[Required task]: Write out the material exactly, without any of its pictures.

[Provided material]:

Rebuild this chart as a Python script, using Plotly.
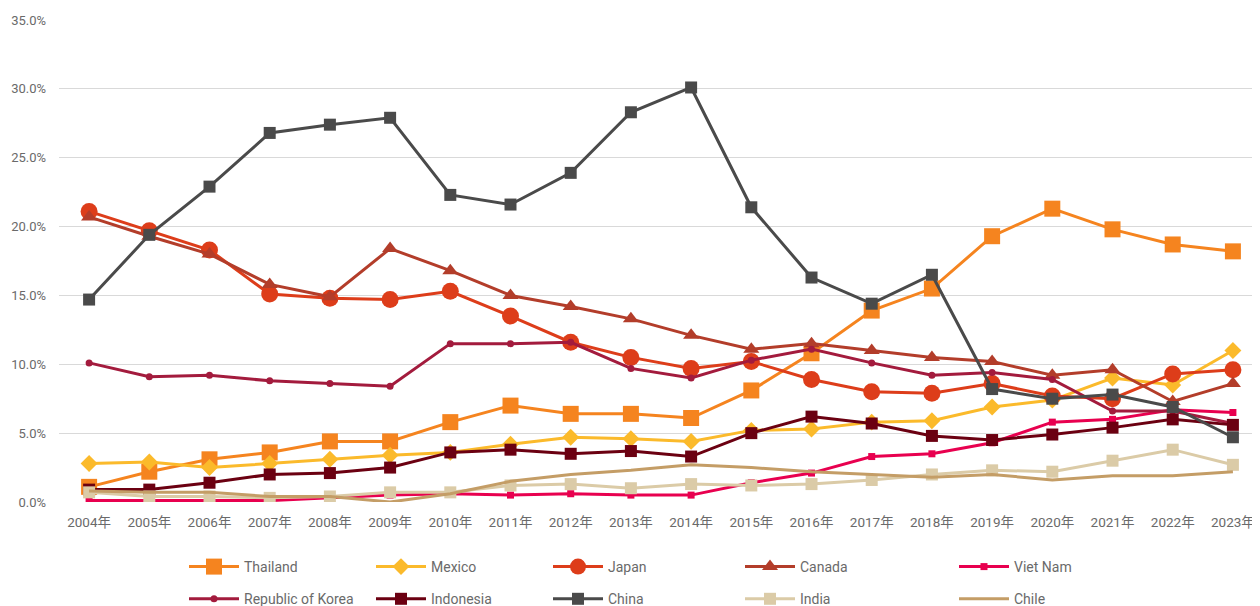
import plotly.graph_objects as go

years = [f"{y}年" for y in range(2004, 2024)]

thailand = [1.1, 2.2, 3.1, 3.6, 4.4, 4.4, 5.8, 7.0, 6.4, 6.4, 6.1, 8.1, 10.8, 13.9, 15.5, 19.3, 21.3, 19.8, 18.7, 18.2]
mexico = [2.8, 2.9, 2.5, 2.8, 3.1, 3.4, 3.6, 4.2, 4.7, 4.6, 4.4, 5.2, 5.3, 5.8, 5.9, 6.9, 7.4, 9.0, 8.5, 11.0]
japan = [21.1, 19.7, 18.3, 15.1, 14.8, 14.7, 15.3, 13.5, 11.6, 10.5, 9.7, 10.2, 8.9, 8.0, 7.9, 8.6, 7.7, 7.5, 9.3, 9.6]
canada = [20.7, 19.3, 18.0, 15.8, 14.9, 18.4, 16.8, 15.0, 14.2, 13.3, 12.1, 11.1, 11.5, 11.0, 10.5, 10.2, 9.2, 9.6, 7.3, 8.6]
vietnam = [0.1, 0.1, 0.1, 0.1, 0.3, 0.5, 0.6, 0.5, 0.6, 0.5, 0.5, 1.4, 2.1, 3.3, 3.5, 4.3, 5.8, 6.0, 6.7, 6.5]
korea = [10.1, 9.1, 9.2, 8.8, 8.6, 8.4, 11.5, 11.5, 11.6, 9.7, 9.0, 10.3, 11.1, 10.1, 9.2, 9.4, 8.9, 6.6, 6.6, 5.7]
indonesia = [0.9, 0.9, 1.4, 2.0, 2.1, 2.5, 3.6, 3.8, 3.5, 3.7, 3.3, 5.0, 6.2, 5.7, 4.8, 4.5, 4.9, 5.4, 6.0, 5.6]
china = [14.7, 19.4, 22.9, 26.8, 27.4, 27.9, 22.3, 21.6, 23.9, 28.3, 30.1, 21.4, 16.3, 14.4, 16.5, 8.2, 7.5, 7.8, 6.9, 4.7]
india = [0.7, 0.4, 0.4, 0.3, 0.4, 0.7, 0.7, 1.2, 1.3, 1.0, 1.3, 1.2, 1.3, 1.6, 2.0, 2.3, 2.2, 3.0, 3.8, 2.7]
chile = [0.8, 0.7, 0.7, 0.4, 0.4, 0.0, 0.6, 1.5, 2.0, 2.3, 2.7, 2.5, 2.2, 2.0, 1.8, 2.0, 1.6, 1.9, 1.9, 2.2]

y_ticks = [0, 5, 10, 15, 20, 25, 30, 35]
y_tick_labels = [f"{v:.1f}%" for v in y_ticks]

# name, values, colour, marker symbol, marker size, legend column
series = [
    ("Thailand", thailand, "#F5841F", "square", 16, 0),
    ("Mexico", mexico, "#FBBA2B", "diamond", 13, 1),
    ("Japan", japan, "#DD3D1A", "circle", 17, 2),
    ("Canada", canada, "#B33D2A", "triangle-up", 14, 3),
    ("Viet Nam", vietnam, "#E8004F", "square", 7, 4),
    ("Republic of Korea", korea, "#A31B3D", "circle", 7, 0),
    ("Indonesia", indonesia, "#6B0011", "square", 12, 1),
    ("China", china, "#4A4A4A", "square", 12, 2),
    ("India", india, "#DBCBA7", "square", 12, 3),
    ("Chile", chile, "#C49D66", None, 0, 4),
]

FONT = "Roboto, Noto Sans CJK SC, sans-serif"
TXT = "#6A6A6A"
legend_names = ["legend", "legend2", "legend3", "legend4", "legend5"]
legend_text_x = [244, 431, 608, 800, 1014]

W, H = 1252, 598
L, R, T, B = 51, 0, 12, 104
plot_w = W - L - R

fig = go.Figure()
for i, (name, vals, color, sym, size, col) in enumerate(series):
    kw = dict(x=years, y=vals, name=name, legend=legend_names[col],
              legendgroup=f"g{i}", line=dict(color=color, width=3))
    if sym is None:
        fig.add_trace(go.Scatter(mode="lines", **kw))
    else:
        fig.add_trace(go.Scatter(mode="lines+markers",
                                 marker=dict(symbol=sym, size=size, color=color,
                                             line=dict(width=0)), **kw))

legend_layout = {}
for name, tx in zip(legend_names, legend_text_x):
    legend_layout[name] = dict(
        orientation="v", xref="paper", yref="container",
        x=(tx - 68 - L) / plot_w, xanchor="left", y=1 - 543 / H, yanchor="top",
        itemwidth=50, tracegroupgap=11, bgcolor="rgba(0,0,0,0)",
        font=dict(family=FONT, size=14, color=TXT))

fig.update_layout(
    width=W, height=H,
    margin=dict(l=L, r=R, t=T, b=B),
    paper_bgcolor="white", plot_bgcolor="white",
    font=dict(family=FONT, size=14, color=TXT),
    showlegend=True,
    xaxis=dict(type="category", range=[-0.5, 19.45], showgrid=False, showline=False,
               ticks="", zeroline=False, automargin=False, ticklabelstandoff=10,
               tickfont=dict(size=13.5, color=TXT)),
    yaxis=dict(range=[0, 35], tickvals=y_ticks, ticktext=y_tick_labels,
               showgrid=True, gridcolor="#D9D9D9", gridwidth=1.3, zeroline=False,
               showline=False, ticks="", ticklabelstandoff=12, automargin=False,
               tickfont=dict(size=13, color=TXT)),
    **legend_layout,
)

fig.write_html("out.html")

[The output]:
Rebuild this chart as a Python script, using Plotly.
import plotly.graph_objects as go

years = [f"{y}年" for y in range(2004, 2024)]

thailand = [1.1, 2.2, 3.1, 3.6, 4.4, 4.4, 5.8, 7.0, 6.4, 6.4, 6.1, 8.1, 10.8, 13.9, 15.5, 19.3, 21.3, 19.8, 18.7, 18.2]
mexico = [2.8, 2.9, 2.5, 2.8, 3.1, 3.4, 3.6, 4.2, 4.7, 4.6, 4.4, 5.2, 5.3, 5.8, 5.9, 6.9, 7.4, 9.0, 8.5, 11.0]
japan = [21.1, 19.7, 18.3, 15.1, 14.8, 14.7, 15.3, 13.5, 11.6, 10.5, 9.7, 10.2, 8.9, 8.0, 7.9, 8.6, 7.7, 7.5, 9.3, 9.6]
canada = [20.7, 19.3, 18.0, 15.8, 14.9, 18.4, 16.8, 15.0, 14.2, 13.3, 12.1, 11.1, 11.5, 11.0, 10.5, 10.2, 9.2, 9.6, 7.3, 8.6]
vietnam = [0.1, 0.1, 0.1, 0.1, 0.3, 0.5, 0.6, 0.5, 0.6, 0.5, 0.5, 1.4, 2.1, 3.3, 3.5, 4.3, 5.8, 6.0, 6.7, 6.5]
korea = [10.1, 9.1, 9.2, 8.8, 8.6, 8.4, 11.5, 11.5, 11.6, 9.7, 9.0, 10.3, 11.1, 10.1, 9.2, 9.4, 8.9, 6.6, 6.6, 5.7]
indonesia = [0.9, 0.9, 1.4, 2.0, 2.1, 2.5, 3.6, 3.8, 3.5, 3.7, 3.3, 5.0, 6.2, 5.7, 4.8, 4.5, 4.9, 5.4, 6.0, 5.6]
china = [14.7, 19.4, 22.9, 26.8, 27.4, 27.9, 22.3, 21.6, 23.9, 28.3, 30.1, 21.4, 16.3, 14.4, 16.5, 8.2, 7.5, 7.8, 6.9, 4.7]
india = [0.7, 0.4, 0.4, 0.3, 0.4, 0.7, 0.7, 1.2, 1.3, 1.0, 1.3, 1.2, 1.3, 1.6, 2.0, 2.3, 2.2, 3.0, 3.8, 2.7]
chile = [0.8, 0.7, 0.7, 0.4, 0.4, 0.0, 0.6, 1.5, 2.0, 2.3, 2.7, 2.5, 2.2, 2.0, 1.8, 2.0, 1.6, 1.9, 1.9, 2.2]

y_ticks = [0, 5, 10, 15, 20, 25, 30, 35]
y_tick_labels = [f"{v:.1f}%" for v in y_ticks]

# name, values, colour, marker symbol, marker size, legend column
series = [
    ("Thailand", thailand, "#F5841F", "square", 16, 0),
    ("Mexico", mexico, "#FBBA2B", "diamond", 13, 1),
    ("Japan", japan, "#DD3D1A", "circle", 17, 2),
    ("Canada", canada, "#B33D2A", "triangle-up", 14, 3),
    ("Viet Nam", vietnam, "#E8004F", "square", 7, 4),
    ("Republic of Korea", korea, "#A31B3D", "circle", 7, 0),
    ("Indonesia", indonesia, "#6B0011", "square", 12, 1),
    ("China", china, "#4A4A4A", "square", 12, 2),
    ("India", india, "#DBCBA7", "square", 12, 3),
    ("Chile", chile, "#C49D66", None, 0, 4),
]

FONT = "Roboto, Noto Sans CJK SC, sans-serif"
TXT = "#6A6A6A"
legend_names = ["legend", "legend2", "legend3", "legend4", "legend5"]
legend_text_x = [244, 431, 608, 800, 1014]

W, H = 1252, 598
L, R, T, B = 51, 0, 12, 104
plot_w = W - L - R

fig = go.Figure()
for i, (name, vals, color, sym, size, col) in enumerate(series):
    kw = dict(x=years, y=vals, name=name, legend=legend_names[col],
              legendgroup=f"g{i}", line=dict(color=color, width=3))
    if sym is None:
        fig.add_trace(go.Scatter(mode="lines", **kw))
    else:
        fig.add_trace(go.Scatter(mode="lines+markers",
                                 marker=dict(symbol=sym, size=size, color=color,
                                             line=dict(width=0)), **kw))

legend_layout = {}
for name, tx in zip(legend_names, legend_text_x):
    legend_layout[name] = dict(
        orientation="v", xref="paper", yref="container",
        x=(tx - 68 - L) / plot_w, xanchor="left", y=1 - 543 / H, yanchor="top",
        itemwidth=50, tracegroupgap=11, bgcolor="rgba(0,0,0,0)",
        font=dict(family=FONT, size=14, color=TXT))

fig.update_layout(
    width=W, height=H,
    margin=dict(l=L, r=R, t=T, b=B),
    paper_bgcolor="white", plot_bgcolor="white",
    font=dict(family=FONT, size=14, color=TXT),
    showlegend=True,
    xaxis=dict(type="category", range=[-0.5, 19.45], showgrid=False, showline=False,
               ticks="", zeroline=False, automargin=False, ticklabelstandoff=10,
               tickfont=dict(size=13.5, color=TXT)),
    yaxis=dict(range=[0, 35], tickvals=y_ticks, ticktext=y_tick_labels,
               showgrid=True, gridcolor="#D9D9D9", gridwidth=1.3, zeroline=False,
               showline=False, ticks="", ticklabelstandoff=12, automargin=False,
               tickfont=dict(size=13, color=TXT)),
    **legend_layout,
)

fig.write_html("out.html")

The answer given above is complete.